The launch of the UAE's mission to Mars made headlines around the world, but there was another, more complex, Emirati mission brewing in the background – codenamed Max.
About a year before the Hope probe blasted off in 2020, the UAE Space Agency started brainstorming ideas that would take the country's ambitions beyond the Red Planet and test the limits of its engineers and private space sector.
After considering a few missions, the agency came up with a concept plan of a mission to the main asteroid belt in 2019.
It would mean a journey that would take an Emirati spacecraft on a 5 billion km trip to a region between Mars and Jupiter – seven times the distance the Hope probe travelled to reach the Red Planet in February 2021 – to study numerous asteroids.
“The initial idea of what should we do after the Emirates Mars Mission actually started one or two years prior to the launch of the Hope probe,” Sarah Al Amiri, Minister of State for Public Education and Advanced Technology, and chairwoman of the UAE Space Agency, exclusively told The National on Wednesday.
“We were looking at how do you take capabilities that were developed across the Emirates Mars Mission and plug it into another mission.

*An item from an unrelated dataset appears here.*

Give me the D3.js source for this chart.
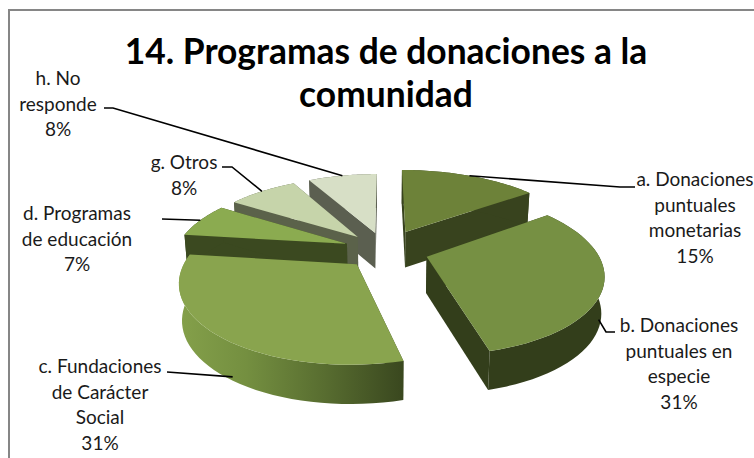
<!DOCTYPE html>
<html>
<head>
<meta charset="utf-8">
<script src="https://cdn.jsdelivr.net/npm/d3@7/dist/d3.min.js"></script>
<style>
  html, body { margin: 0; padding: 0; background: #fff; overflow: hidden; }
  text { font-family: Lato, "Open Sans", sans-serif; fill: #1a1a1a; }
</style>
</head>
<body>
<svg id="chart" width="754" height="458"></svg>
<script>
const titleLines = ['14. Programas de donaciones a la', 'comunidad']
const categories = ['a', 'b', 'c', 'd', 'g', 'h']
const labels = [
  ['a. Donaciones', 'puntuales', 'monetarias'],
  ['b. Donaciones', 'puntuales en', 'especie'],
  ['c. Fundaciones', 'de Carácter', 'Social'],
  ['d. Programas', 'de educación'],
  ['g. Otros'],
  ['h. No', 'responde'],
]
const values = [15, 31, 31, 7, 8, 8]

// slice styling, same order as categories
const topColors = ['#6d8239', '#769043', '#89a44e', '#8bab50', '#c6d4aa', '#d7dfc6']
const wallColors = ['#38431e', '#333e1b', 'url(#wallC)', '#3b4920', '#5b624a', '#5b5f50']
// the original's slices aren't quite the same size once projected
const radiusScale = [1.05, 0.975, 0.96, 0.985, 0.98, 0.98]
const explodeBy = [0.27, 0.25, 0.236, 0.236, 0.236, 0.236]

// label block layout: x centre, y of first line, leader elbow points,
// leader start as fraction along the slice rim and how far down its wall
const labelLayout = {
  a: { x: 695, y: 186, elbow: [[620, 187], [635, 187]], along: 0.5, down: 0 },
  b: { x: 679, y: 332, elbow: [[606, 332], [615, 332]], along: 0.55, down: 0.7 },
  c: { x: 100, y: 373, elbow: [[167, 372]], along: 0.45, down: 0.9 },
  d: { x: 77, y: 220, elbow: [[162, 219]], along: 0.5, down: 0 },
  g: { x: 184, y: 169, elbow: [[232, 167], [222, 167]], along: 0.5, down: 0 },
  h: { x: 58, y: 85, elbow: [[113, 108], [104, 108]], along: 0.5, down: 0 },
}
const linePitch = 25.7

// projection of the tilted pie: unit disc -> screen, with perspective
const cx = 385
const cy = 250
const fx = 174
const fy = 78
const persp = 0.2
const drawOrder = ['a', 'h', 'g', 'd', 'b', 'c']

const svg = d3.select('#chart')

const defs = svg.append('defs')
const grad = defs.append('linearGradient')
  .attr('id', 'wallC')
  .attr('gradientUnits', 'userSpaceOnUse')
  .attr('x1', 180).attr('x2', 402).attr('y1', 0).attr('y2', 0)
grad.selectAll('stop')
  .data([[0, '#84a04a'], [0.3, '#748f40'], [0.65, '#586d30'], [1, '#3a481f']])
  .enter().append('stop')
  .attr('offset', d => d[0])
  .attr('stop-color', d => d[1])

// frame, open on the right and bottom like the cropped original
svg.append('path')
  .attr('d', 'M9,458V10H754')
  .attr('fill', 'none')
  .attr('stroke', '#868686')
  .attr('stroke-width', 2)

const project = (X, Y, lower) => {
  const w = 1 + persp * Y
  let x = cx + fx * X / w
  let y = cy - fy * Y / w
  if (lower) {
    // side walls get taller towards the viewer and lean in a little
    x = cx + (x - cx) * 0.985
    y += 25 + 11 / w
  }
  return [x, y]
}

const pie = d3.pie().sort(null).value(d => d)
const arcs = pie(values)
const line = d3.line()

const slices = arcs.map((arc, i) => {
  const mid = (arc.startAngle + arc.endAngle) / 2
  const ox = explodeBy[i] * Math.sin(mid)
  const oy = explodeBy[i] * Math.cos(mid)
  const r = radiusScale[i]
  const rimPoint = (t, lower) => project(ox + r * Math.sin(t), oy + r * Math.cos(t), lower)
  const thetas = d3.range(0, 41).map(j => arc.startAngle + (arc.endAngle - arc.startAngle) * j / 40)
  return {
    key: categories[i],
    index: i,
    arc,
    tip: lower => project(ox, oy, lower),
    rimPoint,
    rimTop: thetas.map(t => rimPoint(t, false)),
    rimLow: thetas.map(t => rimPoint(t, true)),
  }
})

const pieLayer = svg.append('g')
drawOrder.forEach(key => {
  const s = slices.find(d => d.key === key)
  const g = pieLayer.append('g').attr('class', 'slice-' + key)
  const wall = wallColors[s.index]
  const tipTop = s.tip(false)
  const tipLow = s.tip(true)
  const first = s.rimTop[0]
  const last = s.rimTop[s.rimTop.length - 1]
  const firstLow = s.rimLow[0]
  const lastLow = s.rimLow[s.rimLow.length - 1]
  const solid = s.index === 2 ? '#3a481f' : wall
  // cut faces first, then the rim, then the top
  g.append('path').attr('d', line([tipTop, first, firstLow, tipLow]) + 'Z').attr('fill', solid)
  g.append('path').attr('d', line([tipTop, last, lastLow, tipLow]) + 'Z').attr('fill', solid)
  g.append('path').attr('d', line(s.rimTop.concat(s.rimLow.slice().reverse())) + 'Z').attr('fill', wall)
  g.append('path').attr('d', line([tipTop].concat(s.rimTop)) + 'Z').attr('fill', topColors[s.index])
})

// title
svg.append('g').selectAll('text')
  .data(titleLines)
  .enter().append('text')
  .attr('x', 386)
  .attr('y', (d, i) => 64 + i * 43)
  .attr('text-anchor', 'middle')
  .attr('font-size', 35.4)
  .attr('font-weight', 700)
  .style('fill', '#000')
  .text(d => d)

// leaders
const leaderLayer = svg.append('g')
slices.forEach(s => {
  const layout = labelLayout[s.key]
  const t = s.arc.startAngle + (s.arc.endAngle - s.arc.startAngle) * layout.along
  const top = s.rimPoint(t, false)
  const low = s.rimPoint(t, true)
  const start = [top[0] + (low[0] - top[0]) * layout.down, top[1] + (low[1] - top[1]) * layout.down]
  leaderLayer.append('path')
    .attr('d', line([start].concat(layout.elbow)))
    .attr('fill', 'none')
    .attr('stroke', '#000')
    .attr('stroke-width', 1.6)
})

// data labels
const labelLayer = svg.append('g')
slices.forEach(s => {
  const layout = labelLayout[s.key]
  const rows = labels[s.index].concat([values[s.index] + '%'])
  labelLayer.append('g').selectAll('text')
    .data(rows)
    .enter().append('text')
    .attr('x', layout.x)
    .attr('y', (d, i) => layout.y + i * linePitch)
    .attr('text-anchor', 'middle')
    .attr('font-size', 19)
    .text(d => d)
})
</script>
</body>
</html>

“And then have the other mission become a wider, overarching programme that takes transfer of know-how to the next level.”

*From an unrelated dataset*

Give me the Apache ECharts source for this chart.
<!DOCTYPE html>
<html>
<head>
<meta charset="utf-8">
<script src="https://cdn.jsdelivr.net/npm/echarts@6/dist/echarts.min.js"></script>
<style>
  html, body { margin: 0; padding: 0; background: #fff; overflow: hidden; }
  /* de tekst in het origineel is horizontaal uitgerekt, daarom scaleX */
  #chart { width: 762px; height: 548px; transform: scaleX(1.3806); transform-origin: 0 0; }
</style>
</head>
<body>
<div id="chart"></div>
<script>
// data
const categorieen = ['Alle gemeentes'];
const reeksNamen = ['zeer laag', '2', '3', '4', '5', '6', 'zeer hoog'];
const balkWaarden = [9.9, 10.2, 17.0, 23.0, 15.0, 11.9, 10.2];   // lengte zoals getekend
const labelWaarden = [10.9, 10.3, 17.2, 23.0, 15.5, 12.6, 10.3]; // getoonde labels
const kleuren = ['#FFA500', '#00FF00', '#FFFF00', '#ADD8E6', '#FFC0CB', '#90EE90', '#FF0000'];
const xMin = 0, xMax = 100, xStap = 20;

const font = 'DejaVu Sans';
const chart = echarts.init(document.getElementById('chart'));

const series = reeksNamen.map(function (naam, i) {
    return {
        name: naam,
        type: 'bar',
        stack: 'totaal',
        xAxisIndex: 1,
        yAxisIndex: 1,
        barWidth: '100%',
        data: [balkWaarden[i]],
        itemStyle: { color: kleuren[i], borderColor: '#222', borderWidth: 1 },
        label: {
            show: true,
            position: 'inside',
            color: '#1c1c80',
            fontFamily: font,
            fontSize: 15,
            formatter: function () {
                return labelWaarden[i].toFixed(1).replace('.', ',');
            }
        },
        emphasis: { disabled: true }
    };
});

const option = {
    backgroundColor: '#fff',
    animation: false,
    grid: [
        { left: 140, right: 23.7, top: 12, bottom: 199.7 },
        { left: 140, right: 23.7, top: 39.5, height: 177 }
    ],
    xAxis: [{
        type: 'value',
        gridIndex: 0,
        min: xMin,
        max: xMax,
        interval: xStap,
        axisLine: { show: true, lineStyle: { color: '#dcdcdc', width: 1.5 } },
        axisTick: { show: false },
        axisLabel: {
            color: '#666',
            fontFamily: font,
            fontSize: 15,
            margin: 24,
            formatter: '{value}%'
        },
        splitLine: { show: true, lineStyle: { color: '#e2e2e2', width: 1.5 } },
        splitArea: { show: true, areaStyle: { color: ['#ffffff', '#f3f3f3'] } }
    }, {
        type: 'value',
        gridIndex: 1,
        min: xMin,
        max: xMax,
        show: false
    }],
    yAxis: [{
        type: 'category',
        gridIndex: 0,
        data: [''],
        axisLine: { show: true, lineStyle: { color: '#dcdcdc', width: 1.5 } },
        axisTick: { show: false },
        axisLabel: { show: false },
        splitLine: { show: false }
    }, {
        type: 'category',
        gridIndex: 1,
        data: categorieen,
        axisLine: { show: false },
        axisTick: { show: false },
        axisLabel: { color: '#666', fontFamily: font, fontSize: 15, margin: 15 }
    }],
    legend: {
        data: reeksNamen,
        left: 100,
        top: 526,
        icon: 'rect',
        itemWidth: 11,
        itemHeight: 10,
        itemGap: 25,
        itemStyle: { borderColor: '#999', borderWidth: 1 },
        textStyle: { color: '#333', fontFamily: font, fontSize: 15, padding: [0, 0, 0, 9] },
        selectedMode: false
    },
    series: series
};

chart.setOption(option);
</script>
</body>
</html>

She said the agency considered a second mission to the Moon's surface, but the journey to the asteroid belt would “up the game” and would allow it to design a much more advanced spacecraft and tap into interesting science.
It took nearly four years for the agency to map out the project, with hushed tones around the secret mission known as multiple asteroid exploration, or Max.
A few details of the mission were made public in 2021, but it still did not have a name then, nor a concrete science or spacecraft design plan.